◆ **Code that draws figures**:
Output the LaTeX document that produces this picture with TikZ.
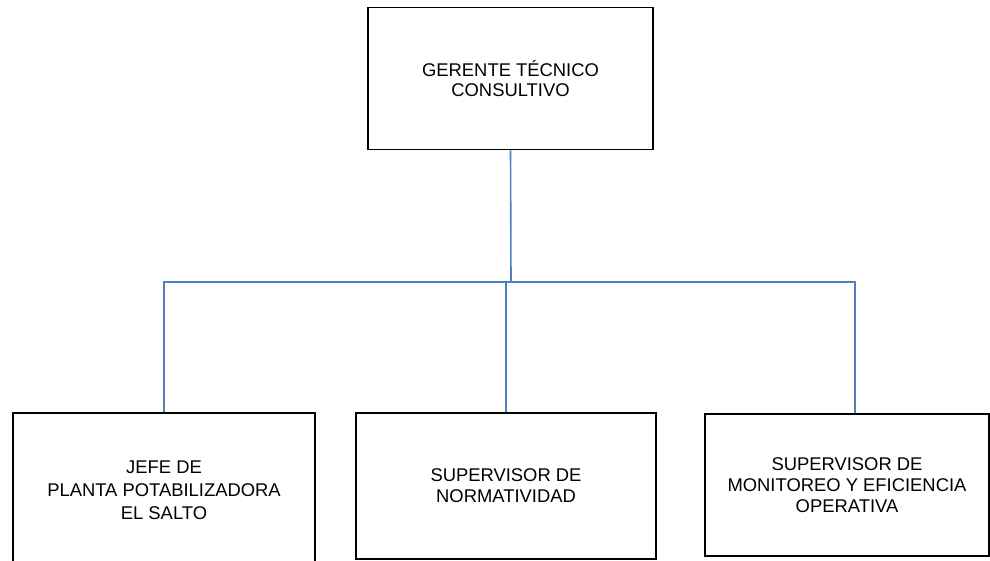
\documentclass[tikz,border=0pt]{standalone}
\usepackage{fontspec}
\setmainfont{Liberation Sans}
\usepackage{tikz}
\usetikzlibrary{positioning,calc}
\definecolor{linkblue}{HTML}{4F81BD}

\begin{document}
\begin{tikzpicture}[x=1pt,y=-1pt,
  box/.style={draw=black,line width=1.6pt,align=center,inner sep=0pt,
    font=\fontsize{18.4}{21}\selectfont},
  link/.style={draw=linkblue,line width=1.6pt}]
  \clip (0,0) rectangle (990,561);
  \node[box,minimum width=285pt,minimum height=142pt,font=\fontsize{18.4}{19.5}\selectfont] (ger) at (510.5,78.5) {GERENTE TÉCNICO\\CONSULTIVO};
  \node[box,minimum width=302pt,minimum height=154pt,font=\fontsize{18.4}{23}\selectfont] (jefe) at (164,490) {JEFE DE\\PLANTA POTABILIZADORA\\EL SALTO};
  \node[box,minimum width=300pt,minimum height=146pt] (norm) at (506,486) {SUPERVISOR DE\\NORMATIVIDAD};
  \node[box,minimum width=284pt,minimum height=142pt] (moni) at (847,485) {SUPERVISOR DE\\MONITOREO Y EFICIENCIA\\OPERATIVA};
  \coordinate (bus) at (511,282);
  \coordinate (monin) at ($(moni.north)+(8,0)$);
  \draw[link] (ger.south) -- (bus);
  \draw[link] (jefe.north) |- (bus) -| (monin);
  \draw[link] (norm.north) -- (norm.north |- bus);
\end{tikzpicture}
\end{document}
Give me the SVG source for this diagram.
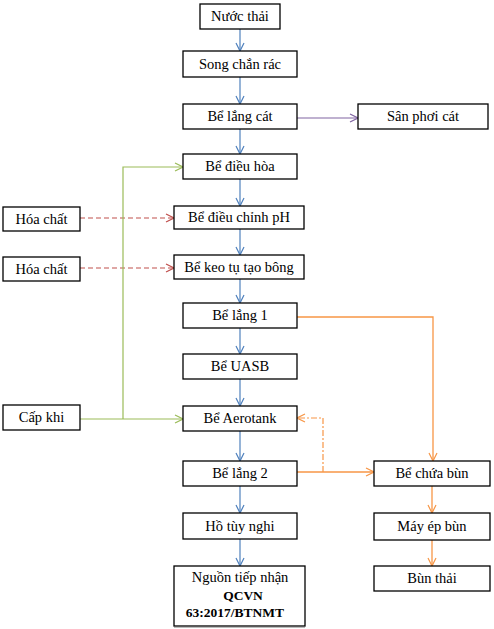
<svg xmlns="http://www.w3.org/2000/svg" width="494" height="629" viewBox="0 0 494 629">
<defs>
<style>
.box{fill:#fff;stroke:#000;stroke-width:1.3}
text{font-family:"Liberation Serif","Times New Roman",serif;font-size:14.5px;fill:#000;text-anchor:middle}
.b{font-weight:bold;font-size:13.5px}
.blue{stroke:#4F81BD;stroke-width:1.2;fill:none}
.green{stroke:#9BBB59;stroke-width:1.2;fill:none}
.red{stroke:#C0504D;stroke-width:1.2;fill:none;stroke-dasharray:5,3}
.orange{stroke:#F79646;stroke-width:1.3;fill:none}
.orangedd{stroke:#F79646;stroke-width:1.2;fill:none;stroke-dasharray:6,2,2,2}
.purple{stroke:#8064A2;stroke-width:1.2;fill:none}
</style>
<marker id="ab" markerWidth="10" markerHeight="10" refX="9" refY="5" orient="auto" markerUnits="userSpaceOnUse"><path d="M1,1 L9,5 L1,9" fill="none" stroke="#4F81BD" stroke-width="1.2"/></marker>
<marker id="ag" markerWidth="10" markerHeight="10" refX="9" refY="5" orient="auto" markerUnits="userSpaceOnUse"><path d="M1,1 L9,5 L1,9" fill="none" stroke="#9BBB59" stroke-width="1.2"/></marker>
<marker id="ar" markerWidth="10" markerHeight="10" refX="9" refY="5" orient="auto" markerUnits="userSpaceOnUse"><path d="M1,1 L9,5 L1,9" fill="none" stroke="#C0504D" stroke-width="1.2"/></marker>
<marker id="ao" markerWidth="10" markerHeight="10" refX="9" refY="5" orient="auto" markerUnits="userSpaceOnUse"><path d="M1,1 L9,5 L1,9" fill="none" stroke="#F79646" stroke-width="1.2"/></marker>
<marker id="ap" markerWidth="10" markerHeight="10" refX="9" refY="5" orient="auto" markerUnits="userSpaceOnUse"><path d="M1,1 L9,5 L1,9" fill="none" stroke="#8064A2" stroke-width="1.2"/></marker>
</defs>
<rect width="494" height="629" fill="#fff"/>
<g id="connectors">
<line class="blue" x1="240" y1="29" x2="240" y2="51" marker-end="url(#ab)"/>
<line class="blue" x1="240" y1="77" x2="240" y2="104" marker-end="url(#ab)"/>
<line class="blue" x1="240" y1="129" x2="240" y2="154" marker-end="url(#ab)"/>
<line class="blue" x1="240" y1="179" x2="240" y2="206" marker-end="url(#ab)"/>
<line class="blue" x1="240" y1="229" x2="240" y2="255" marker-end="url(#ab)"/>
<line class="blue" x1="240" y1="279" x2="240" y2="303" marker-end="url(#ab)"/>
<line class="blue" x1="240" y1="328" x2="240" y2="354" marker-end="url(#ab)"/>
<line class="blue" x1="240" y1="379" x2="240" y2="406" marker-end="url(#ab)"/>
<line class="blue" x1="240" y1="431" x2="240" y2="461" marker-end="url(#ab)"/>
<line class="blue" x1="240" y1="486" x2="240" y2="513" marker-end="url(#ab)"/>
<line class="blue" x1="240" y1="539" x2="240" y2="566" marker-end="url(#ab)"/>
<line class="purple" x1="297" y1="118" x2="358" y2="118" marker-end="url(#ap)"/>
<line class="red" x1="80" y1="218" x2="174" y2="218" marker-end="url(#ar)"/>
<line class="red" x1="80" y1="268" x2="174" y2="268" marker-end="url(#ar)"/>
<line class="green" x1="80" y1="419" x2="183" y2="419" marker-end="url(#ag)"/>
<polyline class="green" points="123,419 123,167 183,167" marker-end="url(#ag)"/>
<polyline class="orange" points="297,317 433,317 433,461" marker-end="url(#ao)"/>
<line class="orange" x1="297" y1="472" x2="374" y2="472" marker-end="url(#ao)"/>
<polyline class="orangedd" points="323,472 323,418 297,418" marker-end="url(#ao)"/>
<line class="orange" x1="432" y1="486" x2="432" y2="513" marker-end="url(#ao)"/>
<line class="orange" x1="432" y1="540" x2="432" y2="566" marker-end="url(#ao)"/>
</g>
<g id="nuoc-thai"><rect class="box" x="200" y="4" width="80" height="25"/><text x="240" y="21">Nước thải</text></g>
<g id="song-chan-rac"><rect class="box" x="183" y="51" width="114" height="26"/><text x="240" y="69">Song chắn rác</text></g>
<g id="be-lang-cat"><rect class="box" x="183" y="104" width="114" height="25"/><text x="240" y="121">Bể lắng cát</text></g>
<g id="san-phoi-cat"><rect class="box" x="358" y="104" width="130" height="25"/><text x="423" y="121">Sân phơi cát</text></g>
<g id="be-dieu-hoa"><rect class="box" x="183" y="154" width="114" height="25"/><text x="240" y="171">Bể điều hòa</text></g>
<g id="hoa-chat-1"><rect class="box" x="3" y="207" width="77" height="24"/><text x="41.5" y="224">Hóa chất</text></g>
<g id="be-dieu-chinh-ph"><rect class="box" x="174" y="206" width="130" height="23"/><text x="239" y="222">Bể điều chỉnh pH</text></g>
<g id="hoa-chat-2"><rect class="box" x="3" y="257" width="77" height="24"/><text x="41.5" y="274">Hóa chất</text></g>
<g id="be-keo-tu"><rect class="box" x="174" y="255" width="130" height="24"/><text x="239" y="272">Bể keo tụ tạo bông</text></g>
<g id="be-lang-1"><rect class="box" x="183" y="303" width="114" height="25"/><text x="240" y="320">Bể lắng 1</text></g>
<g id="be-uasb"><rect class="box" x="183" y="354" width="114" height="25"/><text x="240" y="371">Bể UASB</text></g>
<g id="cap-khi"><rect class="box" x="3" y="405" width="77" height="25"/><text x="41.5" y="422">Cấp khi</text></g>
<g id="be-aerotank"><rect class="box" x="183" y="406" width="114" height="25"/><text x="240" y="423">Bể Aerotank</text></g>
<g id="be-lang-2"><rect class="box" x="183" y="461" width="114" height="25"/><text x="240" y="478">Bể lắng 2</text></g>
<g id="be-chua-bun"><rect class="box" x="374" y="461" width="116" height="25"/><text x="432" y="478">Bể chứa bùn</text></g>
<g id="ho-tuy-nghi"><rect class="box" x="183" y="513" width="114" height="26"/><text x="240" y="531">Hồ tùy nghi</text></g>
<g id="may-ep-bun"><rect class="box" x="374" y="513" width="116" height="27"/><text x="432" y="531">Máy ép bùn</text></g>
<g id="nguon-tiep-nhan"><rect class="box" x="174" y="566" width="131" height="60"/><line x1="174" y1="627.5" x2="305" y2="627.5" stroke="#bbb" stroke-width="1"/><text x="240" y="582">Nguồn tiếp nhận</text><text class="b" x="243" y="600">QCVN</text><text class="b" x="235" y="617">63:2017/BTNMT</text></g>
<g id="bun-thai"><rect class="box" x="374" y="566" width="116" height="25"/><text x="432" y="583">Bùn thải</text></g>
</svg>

◆ **PROBLEM DESCRIPTION**:
In the entries above, how many lines contain the word "this"? Answer with the number only.

◆ **IN RESPONSE**:
2